The era of The Sudden Stop

This is the era of The Sudden Stop.

Coronavirus = uncertainty.

Uncertainty leads to cognitive dread.  This can fuel anxiety, and with it, all sorts of issues such as not sleeping, grinding your teeth, being ratty, depressed, unable to cope. It can drive you mad.

M.A.D. It could stand for ‘My Anxiety Disorder’ or ‘Money Anxiety Disorder’’Market Anxiety Disorder’- you get the picture.

Nouriel Roubini – aka Dr Doom for his prediction of the 2008 global economic crisis – has been warning of a global recession.

Mohamed El-Erian, currently Allianz Chief Economic Advisor, is another well known and sought after voice in this space.
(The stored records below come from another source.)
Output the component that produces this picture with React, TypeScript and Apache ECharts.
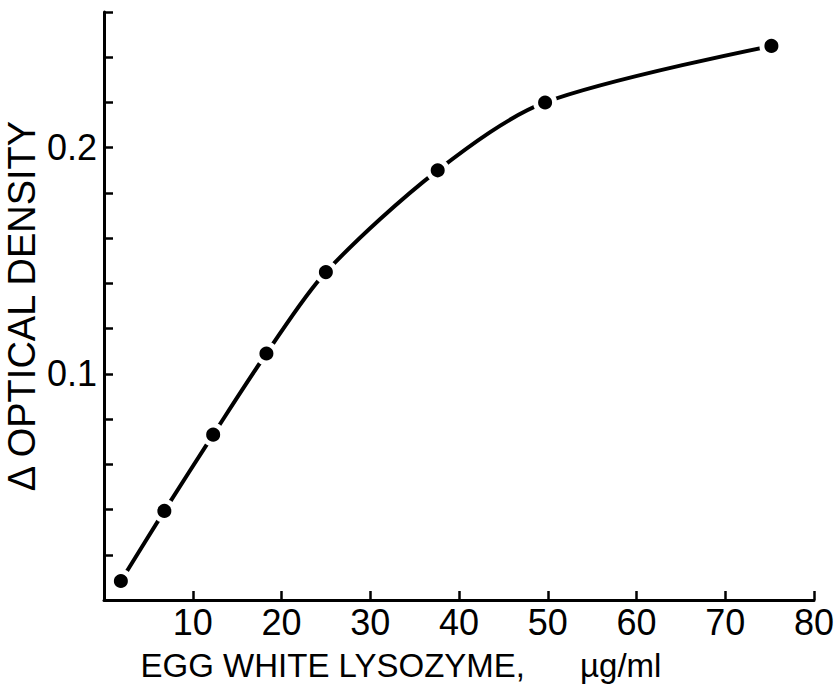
import React, { useEffect, useRef } from "react";
import * as echarts from "echarts";

// Egg white lysozyme concentration (µg/ml)
const lysozyme = [1.9, 6.8, 12.3, 18.3, 25.0, 37.6, 49.7, 75.2];
// Δ optical density
const deltaOD = [0.0084, 0.0394, 0.0731, 0.109, 0.145, 0.19, 0.22, 0.245];

const xTickLabels = ["10", "20", "30", "40", "50", "60", "70", "80"];
const yTickLabels: Record<string, string> = { "0.1": "0.1", "0.2": "0.2" };

const FONT = "'Liberation Sans', Arial, sans-serif";

export default function App() {
  const ref = useRef<HTMLDivElement>(null);
  useEffect(() => {
    if (!ref.current) return;
    const chart = echarts.init(ref.current, undefined, { renderer: "svg" });
    chart.setOption({
      animation: false,
      backgroundColor: "#fff",
      grid: {
        left: 104,
        right: 21,
        top: 12,
        bottom: 86,
        containLabel: false,
        outerBoundsMode: "none",
      },
      xAxis: {
        type: "value",
        min: 0,
        max: 80,
        interval: 10,
        name: "EGG WHITE LYSOZYME,\u00a0\u00a0\u00a0\u00a0\u00a0\u00a0µg/ml",
        nameLocation: "middle",
        nameGap: 49,
        nameMoveOverlap: false,
        nameTextStyle: {
          color: "#000",
          fontFamily: FONT,
          fontSize: 33,
          padding: [0, 116, 0, 0],
        },
        axisLine: { show: true, onZero: false, lineStyle: { color: "#000", width: 3 } },
        axisTick: { show: true, inside: true, length: 9, lineStyle: { color: "#000", width: 2.5 } },
        axisLabel: {
          color: "#000",
          fontFamily: FONT,
          fontSize: 36,
          margin: 4,
          formatter: (v: number) => {
            const s = String(Math.round(v));
            return xTickLabels.includes(s) ? s : "";
          },
        },
        splitLine: { show: false },
      },
      yAxis: {
        type: "value",
        min: 0,
        max: 0.26,
        interval: 0.02,
        name: "Δ OPTICAL DENSITY",
        nameLocation: "middle",
        nameGap: 63,
        nameRotate: 90,
        nameMoveOverlap: false,
        nameTextStyle: { color: "#000", fontFamily: FONT, fontSize: 38, lineHeight: 38 },
        axisLine: { show: true, onZero: false, lineStyle: { color: "#000", width: 3 } },
        axisTick: { show: true, inside: true, length: 9, lineStyle: { color: "#000", width: 2.5 } },
        axisLabel: {
          color: "#000",
          fontFamily: FONT,
          fontSize: 36,
          margin: 7,
          formatter: (v: number) => yTickLabels[(Math.round(v * 100) / 100).toString()] || "",
        },
        splitLine: { show: false },
      },
      series: [
        {
          type: "line",
          data: lysozyme.map((x, i) => [x, deltaOD[i]]),
          smooth: 0.3,
          symbol: "circle",
          symbolSize: 19,
          showSymbol: true,
          lineStyle: { color: "#000", width: 4 },
          itemStyle: { color: "#000", borderColor: "#fff", borderWidth: 5 },
          z: 3,
        },
      ],
    });
    return () => chart.dispose();
  }, []);
  return (
    <div
      ref={ref}
      style={{ position: "fixed", left: 0, top: 0, width: 835, height: 686, background: "#fff" }}
    />
  );
}
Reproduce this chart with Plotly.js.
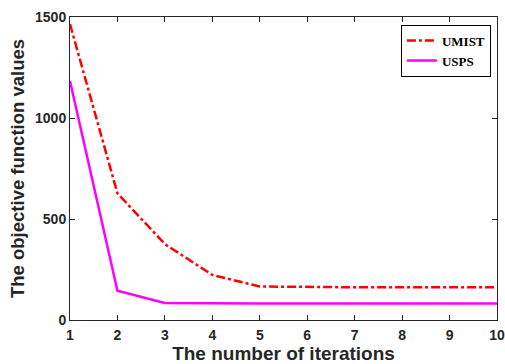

He says resist buying stocks as they continue to slide – stating that this time ‘it is different’ to the usual way these things play out – outlined here:

Economic and corporate shock. Global growth slows. Costs go up. Supply chains are disrupted.

Financial disruption. Illiquidity. Stress selling. The need for market funding kicks in.

A bottom is reached: in finance first, then in the economy.

This time it’s not only figuring out where the bottom is, but what happens next. Because disruptions to corporate earnings and economic growth from “shock” events such as the coronavirus tend to stick around longer than more fundamental downturns. This is why El Erian is urging investors to resist buying the dip.

Recovery is about addressing the underlying issue, which is the virus. 

Central banks have been resisting stepping in. Whatever they do will be ineffective if the underlying issue – coronavirus – is not addressed.

Yes coronavirus is a problem. But could it be part of a bigger global solution – albeit at a huge price?

At the centre of what I mean by the era of The Sudden Stop is our interconnectedness, especially when you consider our deeply integrated global supply chains, and social media’s role in spreading ‘news’ and information. Markets are falling, pensions set to take a hit. Manufacturing in China has plunged. Events are being cancelled. 

Life in villages, towns and schools in certain places is grinding to a halt.  

Could it be that we stop. We stop buying needlessly. Traveling thoughtlessly. We stop because we have to, or are scared – for now. And carry it through to the next phase?

Could it be, to echo sentiment regarding market reaction, that this time it’s different?

Uncertainty is different to risk.

Risk you can measure and protect against, uncertainty you cannot.

American economist Frank Knight made this distinction in 1921. A more recent example is what the former US defence secretary Donald Rumsfeld famously called “unknown unknowns”.

Uncertainty means you cannot plan, prepare, protect or predict.

What the world is going through right now shall pass – we don’t know when or how. One thing we can control is how we behave in future – stopping to think before going back to the way things were.